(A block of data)
------------------------------------------------
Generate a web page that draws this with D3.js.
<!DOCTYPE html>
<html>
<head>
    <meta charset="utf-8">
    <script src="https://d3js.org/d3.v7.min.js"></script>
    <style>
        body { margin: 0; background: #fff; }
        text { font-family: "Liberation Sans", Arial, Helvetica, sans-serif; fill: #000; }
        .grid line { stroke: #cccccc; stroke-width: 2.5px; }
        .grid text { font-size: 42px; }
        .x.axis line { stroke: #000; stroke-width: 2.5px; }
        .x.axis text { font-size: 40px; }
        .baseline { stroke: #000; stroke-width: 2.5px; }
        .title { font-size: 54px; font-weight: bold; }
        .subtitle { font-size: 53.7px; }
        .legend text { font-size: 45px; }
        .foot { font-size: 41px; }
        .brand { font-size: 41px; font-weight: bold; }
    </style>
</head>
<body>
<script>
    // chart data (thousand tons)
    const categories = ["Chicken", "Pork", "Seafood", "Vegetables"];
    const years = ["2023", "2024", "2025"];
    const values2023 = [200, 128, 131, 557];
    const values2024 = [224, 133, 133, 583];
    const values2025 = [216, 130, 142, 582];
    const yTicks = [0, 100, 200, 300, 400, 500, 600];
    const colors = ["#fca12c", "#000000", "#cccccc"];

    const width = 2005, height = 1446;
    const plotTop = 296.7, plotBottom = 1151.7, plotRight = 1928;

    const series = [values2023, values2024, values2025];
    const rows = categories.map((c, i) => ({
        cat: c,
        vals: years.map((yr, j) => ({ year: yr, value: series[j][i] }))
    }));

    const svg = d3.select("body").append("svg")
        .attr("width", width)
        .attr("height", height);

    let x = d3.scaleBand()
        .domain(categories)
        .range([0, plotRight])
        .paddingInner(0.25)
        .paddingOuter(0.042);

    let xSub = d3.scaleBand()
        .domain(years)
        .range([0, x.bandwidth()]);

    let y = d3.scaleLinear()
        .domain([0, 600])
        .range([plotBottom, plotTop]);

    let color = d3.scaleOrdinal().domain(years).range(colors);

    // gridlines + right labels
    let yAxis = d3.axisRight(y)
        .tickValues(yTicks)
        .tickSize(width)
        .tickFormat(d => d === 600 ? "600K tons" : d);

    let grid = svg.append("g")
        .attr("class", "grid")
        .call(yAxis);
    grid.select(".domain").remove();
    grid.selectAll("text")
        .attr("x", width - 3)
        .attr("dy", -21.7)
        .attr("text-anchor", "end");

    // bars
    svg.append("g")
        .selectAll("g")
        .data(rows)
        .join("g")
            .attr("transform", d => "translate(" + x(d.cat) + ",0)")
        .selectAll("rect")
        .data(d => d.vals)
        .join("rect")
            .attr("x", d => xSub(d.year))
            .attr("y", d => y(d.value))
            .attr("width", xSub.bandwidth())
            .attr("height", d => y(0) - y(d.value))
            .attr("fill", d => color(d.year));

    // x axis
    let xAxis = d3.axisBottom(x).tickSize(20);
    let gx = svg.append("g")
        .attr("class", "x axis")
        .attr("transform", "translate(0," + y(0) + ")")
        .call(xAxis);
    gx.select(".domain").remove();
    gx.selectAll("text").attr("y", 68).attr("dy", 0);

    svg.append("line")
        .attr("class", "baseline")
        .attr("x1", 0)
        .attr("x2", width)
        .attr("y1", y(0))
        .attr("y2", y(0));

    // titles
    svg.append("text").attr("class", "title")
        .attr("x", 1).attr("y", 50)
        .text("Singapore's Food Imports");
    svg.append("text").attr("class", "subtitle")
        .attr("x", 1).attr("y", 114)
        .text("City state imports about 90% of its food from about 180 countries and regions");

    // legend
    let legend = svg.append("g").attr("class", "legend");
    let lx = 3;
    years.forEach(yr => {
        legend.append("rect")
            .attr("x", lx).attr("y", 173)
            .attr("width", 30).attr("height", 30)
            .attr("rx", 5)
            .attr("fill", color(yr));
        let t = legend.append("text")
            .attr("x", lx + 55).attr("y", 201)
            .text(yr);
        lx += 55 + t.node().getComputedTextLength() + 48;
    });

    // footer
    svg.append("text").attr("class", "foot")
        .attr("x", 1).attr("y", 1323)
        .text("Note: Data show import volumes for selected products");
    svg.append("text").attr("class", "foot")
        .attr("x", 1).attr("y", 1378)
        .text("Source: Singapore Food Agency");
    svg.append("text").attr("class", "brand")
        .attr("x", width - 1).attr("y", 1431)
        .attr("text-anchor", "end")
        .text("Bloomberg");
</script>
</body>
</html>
------------------------------------------------
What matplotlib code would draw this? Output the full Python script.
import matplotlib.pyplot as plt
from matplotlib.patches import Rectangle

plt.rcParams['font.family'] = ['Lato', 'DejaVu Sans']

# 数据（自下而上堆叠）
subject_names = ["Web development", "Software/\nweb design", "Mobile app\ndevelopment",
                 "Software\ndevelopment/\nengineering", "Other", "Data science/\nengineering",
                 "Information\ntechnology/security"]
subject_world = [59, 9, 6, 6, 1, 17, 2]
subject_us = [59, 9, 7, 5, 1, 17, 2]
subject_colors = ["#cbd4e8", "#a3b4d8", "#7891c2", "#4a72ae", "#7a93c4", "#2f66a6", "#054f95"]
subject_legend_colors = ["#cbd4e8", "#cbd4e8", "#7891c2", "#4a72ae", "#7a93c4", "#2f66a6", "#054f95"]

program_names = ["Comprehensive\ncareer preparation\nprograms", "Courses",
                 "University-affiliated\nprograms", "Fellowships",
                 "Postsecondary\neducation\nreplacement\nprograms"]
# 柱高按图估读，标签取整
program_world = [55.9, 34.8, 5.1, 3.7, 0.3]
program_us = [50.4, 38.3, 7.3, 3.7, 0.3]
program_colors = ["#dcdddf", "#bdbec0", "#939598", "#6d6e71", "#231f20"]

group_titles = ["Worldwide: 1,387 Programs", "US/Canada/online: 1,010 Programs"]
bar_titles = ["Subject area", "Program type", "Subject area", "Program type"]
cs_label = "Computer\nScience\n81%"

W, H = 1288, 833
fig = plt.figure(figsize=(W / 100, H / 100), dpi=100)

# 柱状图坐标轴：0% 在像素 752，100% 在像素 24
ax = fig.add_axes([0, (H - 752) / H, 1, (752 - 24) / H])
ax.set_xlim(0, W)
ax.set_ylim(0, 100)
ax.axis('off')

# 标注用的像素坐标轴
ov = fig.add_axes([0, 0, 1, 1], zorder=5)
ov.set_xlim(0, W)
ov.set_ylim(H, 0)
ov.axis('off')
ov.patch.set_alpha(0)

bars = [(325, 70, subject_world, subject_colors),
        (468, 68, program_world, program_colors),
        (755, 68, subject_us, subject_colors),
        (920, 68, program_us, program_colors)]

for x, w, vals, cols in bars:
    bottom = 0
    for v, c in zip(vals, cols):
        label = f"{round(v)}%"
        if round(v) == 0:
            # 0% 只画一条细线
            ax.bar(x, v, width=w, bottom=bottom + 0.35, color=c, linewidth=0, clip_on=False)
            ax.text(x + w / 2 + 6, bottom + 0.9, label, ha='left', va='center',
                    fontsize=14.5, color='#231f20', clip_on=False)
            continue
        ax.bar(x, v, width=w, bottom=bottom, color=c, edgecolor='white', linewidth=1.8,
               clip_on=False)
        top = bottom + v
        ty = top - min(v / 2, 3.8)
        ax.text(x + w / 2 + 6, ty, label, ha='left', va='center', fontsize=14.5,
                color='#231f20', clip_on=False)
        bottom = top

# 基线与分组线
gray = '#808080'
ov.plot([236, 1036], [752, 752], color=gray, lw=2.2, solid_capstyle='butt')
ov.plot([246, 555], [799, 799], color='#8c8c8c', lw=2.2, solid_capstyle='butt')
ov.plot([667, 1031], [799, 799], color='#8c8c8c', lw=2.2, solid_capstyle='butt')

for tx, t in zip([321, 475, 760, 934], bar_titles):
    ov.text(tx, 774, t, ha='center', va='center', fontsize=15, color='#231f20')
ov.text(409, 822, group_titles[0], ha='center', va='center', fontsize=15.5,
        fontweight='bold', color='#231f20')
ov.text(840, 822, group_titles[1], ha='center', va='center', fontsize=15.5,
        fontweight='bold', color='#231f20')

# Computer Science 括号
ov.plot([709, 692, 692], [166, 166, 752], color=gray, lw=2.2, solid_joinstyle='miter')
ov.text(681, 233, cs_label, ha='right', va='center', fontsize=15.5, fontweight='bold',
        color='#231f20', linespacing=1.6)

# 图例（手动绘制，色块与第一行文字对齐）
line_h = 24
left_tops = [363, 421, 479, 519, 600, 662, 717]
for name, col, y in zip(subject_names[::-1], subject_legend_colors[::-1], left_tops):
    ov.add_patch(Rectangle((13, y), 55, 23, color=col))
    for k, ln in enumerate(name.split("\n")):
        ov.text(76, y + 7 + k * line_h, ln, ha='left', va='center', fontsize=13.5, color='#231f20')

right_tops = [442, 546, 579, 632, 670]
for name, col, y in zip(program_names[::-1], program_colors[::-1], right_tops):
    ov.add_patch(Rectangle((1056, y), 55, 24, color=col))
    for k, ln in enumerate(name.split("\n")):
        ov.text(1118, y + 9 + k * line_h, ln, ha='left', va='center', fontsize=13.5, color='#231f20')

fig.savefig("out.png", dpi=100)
------------------------------------------------
• _To do_
Exactly the lines above from the one with "Generate a web" to the one with "const plotTop = 296.7, plotBottom", both included, are to be quoted; leave the rest out.

• _Written solution_
Generate a web page that draws this with D3.js.
<!DOCTYPE html>
<html>
<head>
    <meta charset="utf-8">
    <script src="https://d3js.org/d3.v7.min.js"></script>
    <style>
        body { margin: 0; background: #fff; }
        text { font-family: "Liberation Sans", Arial, Helvetica, sans-serif; fill: #000; }
        .grid line { stroke: #cccccc; stroke-width: 2.5px; }
        .grid text { font-size: 42px; }
        .x.axis line { stroke: #000; stroke-width: 2.5px; }
        .x.axis text { font-size: 40px; }
        .baseline { stroke: #000; stroke-width: 2.5px; }
        .title { font-size: 54px; font-weight: bold; }
        .subtitle { font-size: 53.7px; }
        .legend text { font-size: 45px; }
        .foot { font-size: 41px; }
        .brand { font-size: 41px; font-weight: bold; }
    </style>
</head>
<body>
<script>
    // chart data (thousand tons)
    const categories = ["Chicken", "Pork", "Seafood", "Vegetables"];
    const years = ["2023", "2024", "2025"];
    const values2023 = [200, 128, 131, 557];
    const values2024 = [224, 133, 133, 583];
    const values2025 = [216, 130, 142, 582];
    const yTicks = [0, 100, 200, 300, 400, 500, 600];
    const colors = ["#fca12c", "#000000", "#cccccc"];

    const width = 2005, height = 1446;
    const plotTop = 296.7, plotBottom = 1151.7, plotRight = 1928;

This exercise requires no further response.